Creating Unified Visibility Across Both Networks
Real-time monitoring during the integration process revealed interaction patterns between systems that static documentation had missed entirely. Applications that appeared independent were actually sharing database connections and file system resources in ways that would have created single points of failure during infrastructure consolidation.
The monitoring data enabled both teams to redesign the integration approach, implementing proper resource isolation and connection pooling before attempting to merge traffic loads.
Lessons for Your Next Infrastructure Assessment
The most valuable insight was realising that infrastructure due diligence isn't about auditing static configurations, but about observing dynamic behaviour under real-world conditions. Server specifications and network diagrams tell you what the infrastructure should do, but only monitoring data reveals what it actually does.
For teams facing similar acquisitions, the recommendation is implementing comprehensive monitoring during the due diligence period rather than waiting until post-acquisition integration. Starting with a free trial allows you to assess infrastructure health without upfront investment.

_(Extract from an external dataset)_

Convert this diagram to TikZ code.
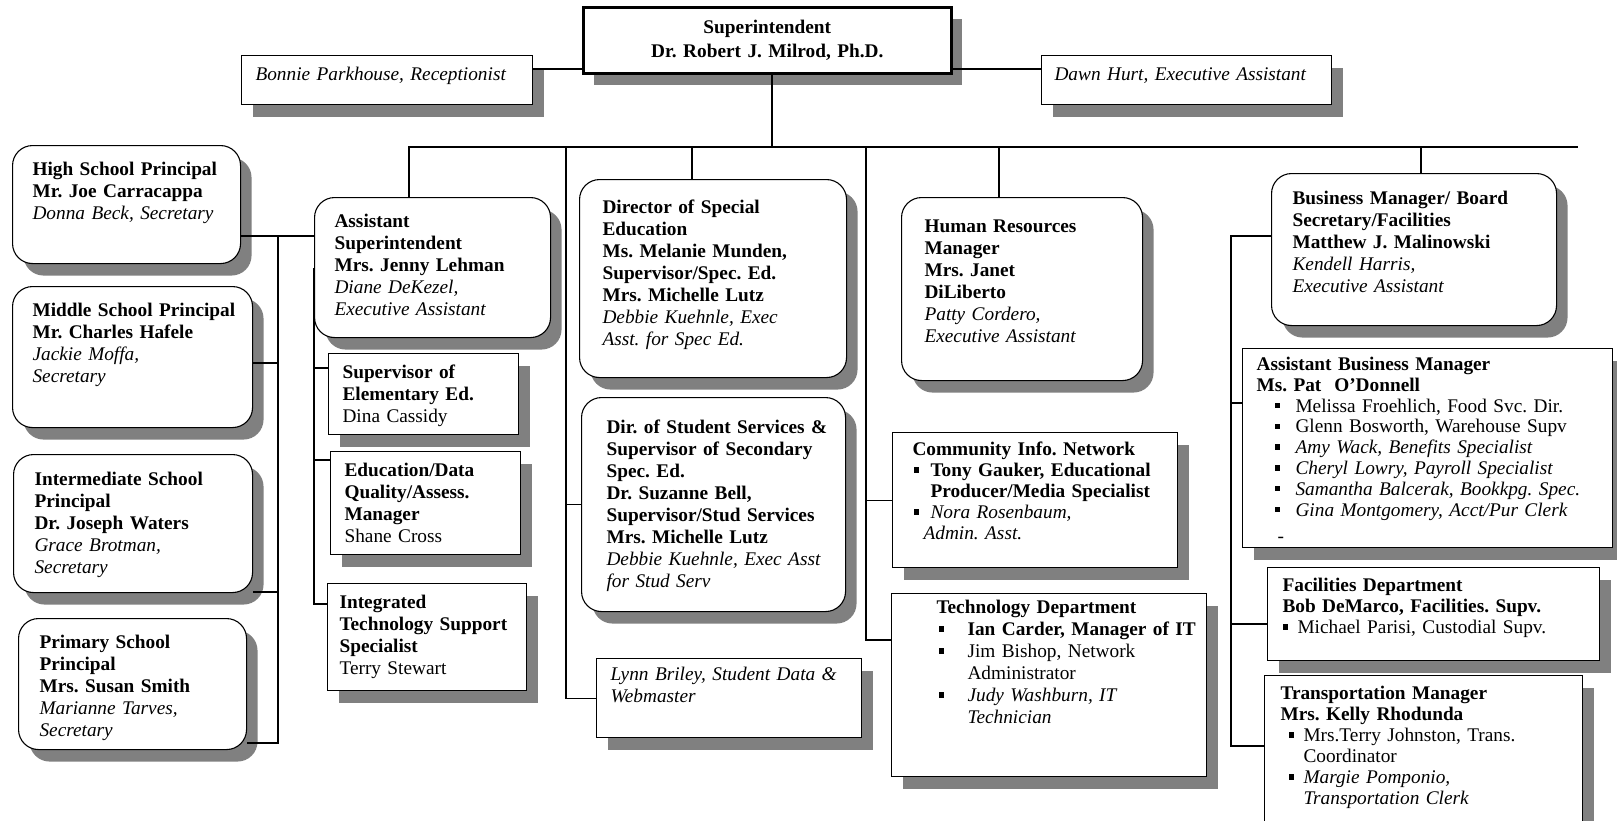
\documentclass[tikz,border=0pt]{standalone}
\usepackage{fontspec}
\setmainfont{Liberation Serif}
\usetikzlibrary{shadows}
\frenchspacing
\newcommand{\orgfont}{\fontsize{19.3pt}{22pt}\selectfont}
\newcommand{\tightfont}{\fontsize{19.3pt}{21pt}\selectfont}
\newcommand{\sqbul}{\rule[.2em]{.28em}{.28em}}
\newcommand{\itm}[2]{\hspace*{#1}\makebox[#2][l]{\sqbul}}
\tikzset{card/.style={draw,line width=1.1pt,fill=white,anchor=north west,align=left,inner xsep=0pt,inner ysep=0pt,font=\orgfont,drop shadow={shadow xshift=11pt,shadow yshift=-12pt,fill=black!50,opacity=1}},rbox/.style={card,rounded corners=20pt},sbox/.style={card},lpad/.style={execute at begin node={\leftskip=#1\relax}},link/.style={line width=1.1pt}}

\begin{document}
\begin{tikzpicture}[x=1pt,y=-1pt]
\useasboundingbox (0,0) rectangle (1617,820);
\clip (0,0) rectangle (1617,820);
\node[sbox,line width=2.6pt,align=center,text width=368pt,text height=26pt,text depth=40pt,font=\fontsize{19.3pt}{24pt}\selectfont\bfseries] (sup) at (582,6) {Superintendent\\Dr. Robert J. Milrod, Ph.D.};
\node[sbox,text width=291pt,text height=25pt,text depth=24pt,lpad=14pt] (recep) at (241,55) {\textit{Bonnie Parkhouse, Receptionist}};
\node[sbox,text width=290pt,text height=25pt,text depth=24pt,lpad=13pt] (execasst) at (1041,55) {\textit{Dawn Hurt, Executive Assistant}};
\node[rbox,text width=228pt,text height=30pt,text depth=88pt,lpad=20pt] (hs) at (12,145) {\textbf{High School Principal}\\\textbf{Mr. Joe Carracappa}\\\textit{Donna Beck, Secretary}};
\node[rbox,text width=240pt,text height=30pt,text depth=111pt,lpad=20pt] (ms) at (12,286) {\textbf{Middle School Principal}\\\textbf{Mr. Charles Hafele}\\\textit{Jackie Moffa,}\\\textit{Secretary}};
\node[rbox,text width=239pt,text height=31pt,text depth=107pt,lpad=21pt] (is) at (13,454) {\textbf{Intermediate School}\\\textbf{Principal}\\\textbf{Dr. Joseph Waters}\\\textit{Grace Brotman,}\\\textit{Secretary}};
\node[rbox,text width=228pt,text height=30pt,text depth=101pt,lpad=21pt] (ps) at (18,618) {\textbf{Primary School}\\\textbf{Principal}\\\textbf{Mrs. Susan Smith}\\\textit{Marianne Tarves,}\\\textit{Secretary}};
\node[rbox,text width=236pt,text height=30pt,text depth=110pt,lpad=20pt] (asup) at (314,197) {\textbf{Assistant}\\\textbf{Superintendent}\\\textbf{Mrs. Jenny Lehman}\\\textit{Diane DeKezel,}\\\textit{Executive Assistant}};
\node[sbox,text width=190pt,text height=25pt,text depth=56pt,lpad=14pt] (selem) at (328,353) {\textbf{Supervisor of}\\\textbf{Elementary Ed.}\\Dina Cassidy};
\node[sbox,text width=190pt,text height=25pt,text depth=78pt,lpad=14pt] (edudata) at (330,451) {\textbf{Education/Data}\\\textbf{Quality/Assess.}\\\textbf{Manager}\\Shane Cross};
\node[sbox,text width=199pt,text height=25pt,text depth=82pt,lpad=12pt] (its) at (327,583) {\textbf{Integrated}\\\textbf{Technology Support}\\\textbf{Specialist}\\Terry Stewart};
\node[rbox,text width=267pt,text height=34pt,text depth=164pt,lpad=23pt] (spedir) at (579,179) {\textbf{Director of Special}\\\textbf{Education}\\\textbf{Ms. Melanie Munden,}\\\textbf{Supervisor/Spec. Ed.}\\\textbf{Mrs. Michelle Lutz}\\\textit{Debbie Kuehnle, Exec}\\\textit{Asst. for Spec Ed.}};
\node[rbox,text width=264pt,text height=36pt,text depth=178pt,lpad=25pt] (studsvc) at (581,397) {\textbf{Dir. of Student Services \&}\\\textbf{Supervisor of Secondary}\\\textbf{Spec. Ed.}\\\textbf{Dr. Suzanne Bell,}\\\textbf{Supervisor/Stud Services}\\\textbf{Mrs. Michelle Lutz}\\\textit{Debbie Kuehnle, Exec Asst}\\\textit{for Stud Serv}};
\node[sbox,text width=265pt,text height=22pt,text depth=57pt,lpad=14pt] (webmaster) at (596,658) {\textit{Lynn Briley, Student Data \&}\\\textit{Webmaster}};
\node[rbox,text width=241pt,text height=35pt,text depth=148pt,lpad=23pt] (hr) at (901,197) {\textbf{Human Resources}\\\textbf{Manager}\\\textbf{Mrs. Janet}\\\textbf{DiLiberto}\\\textit{Patty Cordero,}\\\textit{Executive Assistant}};
\node[sbox,text width=285pt,text height=23pt,text depth=112pt,lpad=20pt,font=\tightfont] (cin) at (892,432) {\textbf{Community Info. Network}\\\itm{1pt}{17pt}\textbf{Tony Gauker, Educational}\\\hspace*{18pt}\textbf{Producer/Media Specialist}\\\itm{1pt}{17pt}\textit{Nora Rosenbaum,}\\\hspace*{11pt}\textit{Admin. Asst.}};
\node[sbox,text width=315pt,text height=20pt,text depth=163pt,lpad=45pt] (tech) at (891,593) {\textbf{Technology Department}\\\itm{2pt}{29pt}\textbf{Ian Carder, Manager of IT}\\\itm{2pt}{29pt}Jim Bishop, Network\\\hspace*{31pt}Administrator\\\itm{2pt}{29pt}\textit{Judy Washburn, IT}\\\hspace*{31pt}\textit{Technician}};
\node[rbox,text width=285pt,text height=31pt,text depth=121pt,lpad=21pt] (busmgr) at (1271,173) {\textbf{Business Manager/ Board}\\\textbf{Secretary/Facilities}\\\textbf{Matthew J. Malinowski}\\\textit{Kendell Harris,}\\\textit{Executive Assistant}};
\node[sbox,text width=370pt,text height=22pt,text depth=177pt,lpad=14pt,font=\fontsize{19.3pt}{20.8pt}\selectfont] (asstbus) at (1242,348) {\textbf{Assistant Business Manager}\\\textbf{Ms. Pat\ \ O'Donnell}\\\itm{18pt}{21pt}Melissa Froehlich, Food Svc. Dir.\\\itm{18pt}{21pt}Glenn Bosworth, Warehouse Supv\\\itm{18pt}{21pt}\textit{Amy Wack, Benefits Specialist}\\\itm{18pt}{21pt}\textit{Cheryl Lowry, Payroll Specialist}\\\itm{18pt}{21pt}\textit{Samantha Balcerak, Bookkpg. Spec.}\\\itm{18pt}{21pt}\textit{Gina Montgomery, Acct/Pur Clerk}\\[6pt]\hspace*{21pt}-};
\node[sbox,text width=332pt,text height=24pt,text depth=69pt,lpad=15pt,font=\tightfont] (facil) at (1267,567) {\textbf{Facilities Department}\\\textbf{Bob DeMarco, Facilities. Supv.}\\\itm{0pt}{15pt}Michael Parisi, Custodial Supv.};
\node[sbox,text width=318pt,text height=24pt,text depth=160pt,lpad=16pt,font=\tightfont] (transp) at (1264,675) {\textbf{Transportation Manager}\\\textbf{Mrs. Kelly Rhodunda}\\\itm{8pt}{15pt}Mrs.Terry Johnston, Trans.\\\hspace*{23pt}Coordinator\\\itm{8pt}{15pt}\textit{Margie Pomponio,}\\\hspace*{23pt}\textit{Transportation Clerk}};
\coordinate (hl) at (0,69);
\coordinate (d1) at (409,147); \coordinate (d2) at (566,147); \coordinate (d3) at (692,147); \coordinate (d4) at (772,147);
\coordinate (d5) at (866,147); \coordinate (d6) at (999,147); \coordinate (d7) at (1421,147); \coordinate (d8) at (1578,147);
\coordinate (l1) at (278,236); \coordinate (l2) at (278,743); \coordinate (l3) at (278,592); \coordinate (l4) at (278,363);
\coordinate (a1) at (314,368); \coordinate (a2) at (314,460); \coordinate (a3) at (314,604);
\coordinate (t1) at (866,640);
\coordinate (r1) at (1231,236); \coordinate (r2) at (1231,403); \coordinate (r3) at (1231,624); \coordinate (r4) at (1231,746);
\draw[link] (recep.east |- hl) -- (sup.west |- hl); \draw[link] (sup.east |- hl) -- (execasst.west |- hl);
\draw[link] (d4 |- sup.south) -- (d4);
\draw[link] (d1 |- asup.north) -- (d1) -- (d8);
\draw[link] (d3) -- (d3 |- spedir.north); \draw[link] (d6) -- (d6 |- hr.north); \draw[link] (d7) -- (d7 |- busmgr.north);
\draw[link] (hs.east |- l1) -- (asup.west |- l1); \draw[link] (l1) -- (l2) -- (l2 -| ps.east);
\draw[link] (l4) -- (l4 -| ms.east); \draw[link] (l3) -- (l3 -| is.east);
\draw[link] (asup.west) -- (a3) -- (a3 -| its.west); \draw[link] (a1) -- (a1 -| selem.west); \draw[link] (a2) -- (a2 -| edudata.west);
\draw[link] (d2) -- (d2 |- webmaster.west) -- (webmaster.west); \draw[link] (d2 |- studsvc.west) -- (studsvc.west);
\draw[link] (d5) -- (t1) -- (t1 -| tech.west); \draw[link] (d5 |- cin.west) -- (cin.west);
\draw[link] (busmgr.west |- r1) -- (r1) -- (r4) -- (r4 -| transp.west);
\draw[link] (r2) -- (r2 -| asstbus.west); \draw[link] (r3) -- (r3 -| facil.west);
\end{tikzpicture}
\end{document}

The Cork agency's experience demonstrates that proper monitoring transforms infrastructure assessment from guesswork into data-driven decision making. Rather than discovering technical debt after the acquisition closes, systematic monitoring reveals the true infrastructure requirements before legal contracts are finalised.
From a financial perspective, investing €200 monthly in monitoring during the assessment period prevented €89,000 in unexpected infrastructure costs and several months of integration delays that would have impacted client service and team productivity.
FAQ
How long should infrastructure monitoring run during due diligence?
Monitor for at least 72 hours to capture daily usage patterns, but two weeks provides better insight into weekly cycles and helps identify intermittent issues that might not surface in shorter timeframes.
What metrics matter most during acquisition assessment?
Focus on resource utilisation patterns, connection pool health, and dependency mapping between services. These reveal architectural problems that static documentation typically misses.
Can monitoring replace traditional infrastructure audits?
Monitoring complements rather than replaces traditional audits. Use monitoring data to validate claims made in documentation and discover undocumented dependencies or performance issues that affect business operations.